A idade média dos beneficiários é de 28 anos, destacando-se entre os sectores alvo das propostas apresentadas o comércio a retalho, planeamento e produção de eventos, o da importação e exportação, o do entretenimento ou de serviços de cuidado de crianças.

Criado pelo Governo na dependência do Fundo de Desenvolvimento Industrial e de Comercialização, o plano visa conceder uma verba de apoio reembolsável às empresas comerciais detidas por jovens locais que criem o seu primeiro negócio, no sentido de os auxiliar a aliviar a pressão de angariação de capitais na fase inicial do estabelecimento das empresas.
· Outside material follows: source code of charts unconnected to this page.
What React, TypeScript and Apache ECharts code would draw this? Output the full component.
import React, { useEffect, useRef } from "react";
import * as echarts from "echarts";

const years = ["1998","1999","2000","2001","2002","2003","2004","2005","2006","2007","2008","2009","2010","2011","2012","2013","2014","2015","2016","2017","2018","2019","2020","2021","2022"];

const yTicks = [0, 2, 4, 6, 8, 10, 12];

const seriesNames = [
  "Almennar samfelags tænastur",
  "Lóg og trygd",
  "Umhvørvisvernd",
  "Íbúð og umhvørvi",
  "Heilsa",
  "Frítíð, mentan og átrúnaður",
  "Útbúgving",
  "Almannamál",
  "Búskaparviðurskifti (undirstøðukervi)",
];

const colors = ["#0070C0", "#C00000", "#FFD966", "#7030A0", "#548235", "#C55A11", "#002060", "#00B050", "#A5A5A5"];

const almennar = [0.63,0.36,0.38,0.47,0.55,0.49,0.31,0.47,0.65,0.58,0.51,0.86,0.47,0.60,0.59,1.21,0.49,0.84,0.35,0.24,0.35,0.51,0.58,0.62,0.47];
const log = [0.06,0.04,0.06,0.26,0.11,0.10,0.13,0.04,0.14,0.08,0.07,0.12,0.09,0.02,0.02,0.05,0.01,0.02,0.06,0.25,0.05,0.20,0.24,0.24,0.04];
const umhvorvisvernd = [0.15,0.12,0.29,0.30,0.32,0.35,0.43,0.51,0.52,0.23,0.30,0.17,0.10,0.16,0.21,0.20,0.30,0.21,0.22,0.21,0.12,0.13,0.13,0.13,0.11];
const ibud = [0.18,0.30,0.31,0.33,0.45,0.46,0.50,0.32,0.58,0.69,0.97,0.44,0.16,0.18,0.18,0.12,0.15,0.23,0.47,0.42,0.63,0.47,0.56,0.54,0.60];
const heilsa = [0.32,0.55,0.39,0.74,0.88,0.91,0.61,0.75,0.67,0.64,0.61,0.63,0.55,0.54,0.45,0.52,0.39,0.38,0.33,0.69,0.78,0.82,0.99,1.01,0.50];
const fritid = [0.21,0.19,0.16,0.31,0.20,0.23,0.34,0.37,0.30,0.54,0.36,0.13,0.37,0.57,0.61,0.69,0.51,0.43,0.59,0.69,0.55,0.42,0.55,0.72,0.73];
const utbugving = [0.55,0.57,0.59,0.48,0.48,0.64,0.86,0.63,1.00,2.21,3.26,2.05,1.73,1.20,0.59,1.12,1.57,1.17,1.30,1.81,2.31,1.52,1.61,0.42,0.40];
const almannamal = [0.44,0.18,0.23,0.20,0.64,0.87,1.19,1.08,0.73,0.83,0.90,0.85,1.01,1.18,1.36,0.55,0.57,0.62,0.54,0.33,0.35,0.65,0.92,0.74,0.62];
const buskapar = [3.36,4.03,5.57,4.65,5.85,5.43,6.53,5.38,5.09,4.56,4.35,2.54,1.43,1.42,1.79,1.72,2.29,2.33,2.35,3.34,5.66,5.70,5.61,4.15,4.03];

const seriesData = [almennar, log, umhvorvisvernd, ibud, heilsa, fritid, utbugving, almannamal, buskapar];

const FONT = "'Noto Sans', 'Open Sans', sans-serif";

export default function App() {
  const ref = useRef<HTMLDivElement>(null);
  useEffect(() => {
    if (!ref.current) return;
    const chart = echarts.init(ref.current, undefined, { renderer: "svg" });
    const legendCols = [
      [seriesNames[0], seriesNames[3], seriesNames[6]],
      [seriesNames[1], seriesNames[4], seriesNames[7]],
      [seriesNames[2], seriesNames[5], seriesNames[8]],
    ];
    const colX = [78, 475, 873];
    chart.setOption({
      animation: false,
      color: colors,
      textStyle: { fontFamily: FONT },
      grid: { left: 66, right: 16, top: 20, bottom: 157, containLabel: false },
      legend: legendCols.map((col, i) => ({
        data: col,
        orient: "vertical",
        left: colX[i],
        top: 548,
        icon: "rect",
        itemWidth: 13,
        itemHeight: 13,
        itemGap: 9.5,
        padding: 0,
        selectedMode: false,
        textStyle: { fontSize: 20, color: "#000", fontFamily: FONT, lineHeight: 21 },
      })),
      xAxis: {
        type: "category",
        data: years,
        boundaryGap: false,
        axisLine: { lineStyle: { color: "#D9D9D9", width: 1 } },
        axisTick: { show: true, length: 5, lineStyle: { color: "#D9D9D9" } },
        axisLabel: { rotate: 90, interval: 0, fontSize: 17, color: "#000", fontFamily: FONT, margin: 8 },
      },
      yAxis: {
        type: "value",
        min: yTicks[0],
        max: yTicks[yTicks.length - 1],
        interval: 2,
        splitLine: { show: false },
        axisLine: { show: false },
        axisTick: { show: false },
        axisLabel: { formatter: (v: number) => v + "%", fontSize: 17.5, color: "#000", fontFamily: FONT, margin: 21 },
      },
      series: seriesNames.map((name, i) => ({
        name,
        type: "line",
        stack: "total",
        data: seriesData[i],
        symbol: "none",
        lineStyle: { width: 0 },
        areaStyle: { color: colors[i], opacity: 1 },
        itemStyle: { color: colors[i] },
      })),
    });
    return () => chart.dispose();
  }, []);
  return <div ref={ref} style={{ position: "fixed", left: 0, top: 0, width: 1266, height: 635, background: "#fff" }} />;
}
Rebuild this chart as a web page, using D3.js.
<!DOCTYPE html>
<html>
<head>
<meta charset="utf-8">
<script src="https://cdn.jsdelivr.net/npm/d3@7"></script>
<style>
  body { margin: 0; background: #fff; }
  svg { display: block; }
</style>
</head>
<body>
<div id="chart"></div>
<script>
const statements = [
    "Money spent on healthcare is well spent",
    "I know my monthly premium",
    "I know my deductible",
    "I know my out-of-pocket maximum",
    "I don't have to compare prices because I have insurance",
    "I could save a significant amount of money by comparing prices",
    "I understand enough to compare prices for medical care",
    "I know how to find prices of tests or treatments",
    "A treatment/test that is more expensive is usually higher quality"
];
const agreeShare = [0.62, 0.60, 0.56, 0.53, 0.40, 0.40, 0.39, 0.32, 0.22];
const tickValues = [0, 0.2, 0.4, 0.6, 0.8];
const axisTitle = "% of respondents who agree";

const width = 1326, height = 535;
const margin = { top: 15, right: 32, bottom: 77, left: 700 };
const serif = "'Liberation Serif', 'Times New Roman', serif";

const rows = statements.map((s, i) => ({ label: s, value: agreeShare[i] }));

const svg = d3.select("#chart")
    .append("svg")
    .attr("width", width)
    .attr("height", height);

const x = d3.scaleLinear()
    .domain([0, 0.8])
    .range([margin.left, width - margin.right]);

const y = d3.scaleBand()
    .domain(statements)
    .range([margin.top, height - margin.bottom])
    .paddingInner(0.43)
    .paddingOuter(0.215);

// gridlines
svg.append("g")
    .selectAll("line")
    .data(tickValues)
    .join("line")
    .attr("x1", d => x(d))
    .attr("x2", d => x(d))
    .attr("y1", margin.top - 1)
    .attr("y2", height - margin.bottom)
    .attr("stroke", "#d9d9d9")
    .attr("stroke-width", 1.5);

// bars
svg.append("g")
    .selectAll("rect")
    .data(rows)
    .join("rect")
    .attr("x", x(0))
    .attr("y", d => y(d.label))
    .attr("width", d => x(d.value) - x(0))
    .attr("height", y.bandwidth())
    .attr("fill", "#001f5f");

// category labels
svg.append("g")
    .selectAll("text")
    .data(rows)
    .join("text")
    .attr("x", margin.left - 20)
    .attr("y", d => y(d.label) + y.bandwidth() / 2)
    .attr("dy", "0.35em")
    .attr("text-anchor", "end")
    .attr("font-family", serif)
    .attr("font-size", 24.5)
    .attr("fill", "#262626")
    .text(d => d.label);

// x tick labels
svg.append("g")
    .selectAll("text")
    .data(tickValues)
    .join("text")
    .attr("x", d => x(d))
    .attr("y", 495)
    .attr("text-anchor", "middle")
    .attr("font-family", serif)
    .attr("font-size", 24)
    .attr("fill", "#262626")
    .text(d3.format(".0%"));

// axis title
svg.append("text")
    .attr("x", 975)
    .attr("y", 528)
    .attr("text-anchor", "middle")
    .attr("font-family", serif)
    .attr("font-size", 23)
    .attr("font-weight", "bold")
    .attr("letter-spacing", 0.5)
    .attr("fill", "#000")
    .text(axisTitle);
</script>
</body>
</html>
O montante deve ser aplicado, à luz do regulamento, na aquisição de equipamentos necessários à exploração da empresa; realização de obras que beneficiem os espaços; celebração de contratos de concessão comercial ou de franquia; aquisição do direito a uso exclusivo de tecnologia e de direitos de propriedade intelectual; bem como em actividades de promoção e divulgação e no fundo de maneio da empresa comercial.

A criação desta linha de crédito foi anunciada, em Novembro de 2012, pelo chefe do Executivo, Chui Sai On, aquando da apresentação das Linhas de Acção Governativa para 2013 na Assembleia Legislativa, e entrou em funcionamento a 1 de Agosto do ano passado.